WHAT YOU ARE ASKED TO DO
Return only the lines from the top of the data down to the one that holds "plt.rcParams['font.family'] = ['Liberation", both included, without any pictures.

EXERCISE DATA

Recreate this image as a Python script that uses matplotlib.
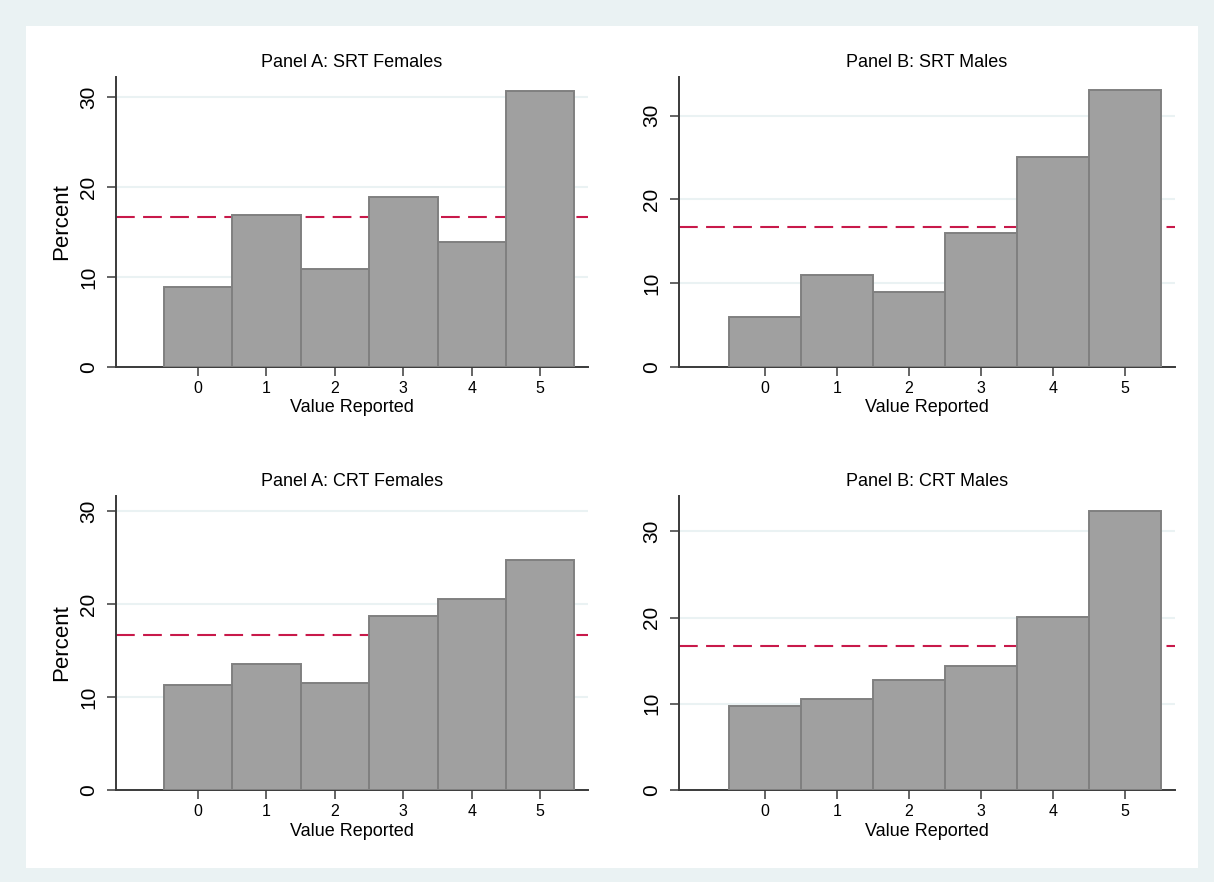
import matplotlib.pyplot as plt
from matplotlib.patches import Rectangle

plt.rcParams['font.family'] = ['Liberation Sans', 'DejaVu Sans']

# Share of subjects reporting each value (percent)
values = [0, 1, 2, 3, 4, 5]
srt_females = [8.9, 16.9, 10.9, 18.9, 13.9, 30.7]
srt_males = [6.0, 11.0, 9.0, 16.0, 25.0, 33.0]
crt_females = [11.3, 13.5, 11.5, 18.7, 20.5, 24.7]
crt_males = [9.8, 10.6, 12.8, 14.4, 20.1, 32.4]
uniform_share = 100 / 6

titles = ["Panel A: SRT Females", "Panel B: SRT Males",
          "Panel A: CRT Females", "Panel B: CRT Males"]
series = [srt_females, srt_males, crt_females, crt_males]
ytops = [32.2, 34.6, 31.6, 34.1]

W, H = 1214, 882
fig = plt.figure(figsize=(W / 100, H / 100), dpi=100)
fig.patch.set_facecolor('#EAF2F3')
fig.add_artist(Rectangle((26 / W, 1 - 868 / H), 1172 / W, 842 / H,
                         transform=fig.transFigure, facecolor='white',
                         edgecolor='none', zorder=-1))

# axes boxes in pixels: left, top, right, bottom
boxes = [(116, 77, 588, 367), (679, 77, 1175, 367),
         (116, 496, 588, 790), (679, 496, 1175, 790)]

axis_col = '#3a3a3a'
for i, (box, data, title, ytop) in enumerate(zip(boxes, series, titles, ytops)):
    l, t, r, b = box
    ax = fig.add_axes([l / W, 1 - b / H, (r - l) / W, (b - t) / H])
    ax.set_facecolor('white')
    ax.bar(values, data, width=1, color='#A0A0A0', edgecolor='#808080',
           linewidth=1.4, zorder=3)
    ax.axhline(uniform_share, color='#C8194A', lw=1.5, dashes=(9, 4), zorder=2)

    ax.set_xlim(-1.2, 5.7)
    ax.set_ylim(0, ytop)
    ax.set_xticks(values)
    ax.set_yticks([0, 10, 20, 30])
    ax.yaxis.grid(True, color='#EAF2F3', lw=1.5)
    ax.set_axisbelow(True)

    for s in ['top', 'right']:
        ax.spines[s].set_visible(False)
    for s in ['left', 'bottom']:
        ax.spines[s].set_color(axis_col)
        ax.spines[s].set_linewidth(1.4)

    ax.tick_params(axis='both', length=6.5, width=1.1, color=axis_col)
    ax.tick_params(axis='x', labelsize=11.5, pad=3.5)
    ax.tick_params(axis='y', labelsize=15, pad=6.5, labelrotation=90)
    for lab in ax.get_yticklabels():
        lab.set_va('center')

    ax.set_title(title, fontsize=13, pad=7.5)
    ax.set_xlabel("Value Reported", fontsize=13)
    ax.xaxis.set_label_coords(0.5, -41 / (b - t))
    ax.xaxis.label.set_va('center')
    if i % 2 == 0:
        ax.set_ylabel("Percent", fontsize=16)
        ax.yaxis.set_label_coords((62 - l) / (r - l), 0.5)
        ax.yaxis.label.set_va('center')

fig.savefig('out.png', dpi=100, facecolor=fig.get_facecolor())
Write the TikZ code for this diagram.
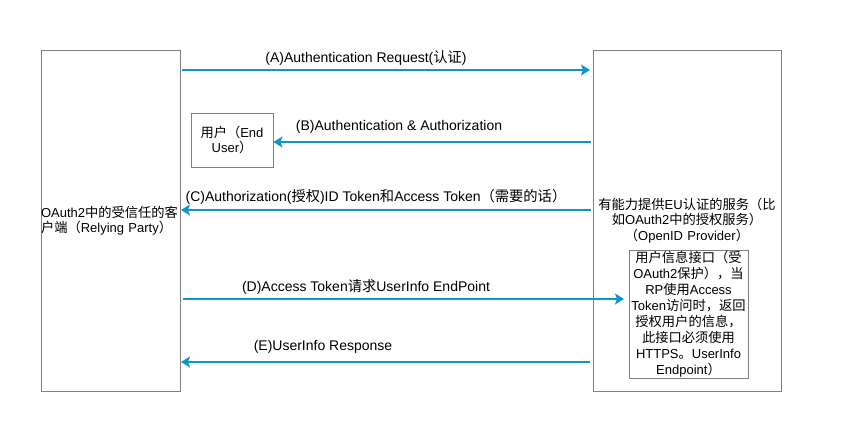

RESULT FOR THIS EXERCISE
Recreate this image as a Python script that uses matplotlib.
import matplotlib.pyplot as plt
from matplotlib.patches import Rectangle

plt.rcParams['font.family'] = ['Liberation Sans', 'DejaVu Sans']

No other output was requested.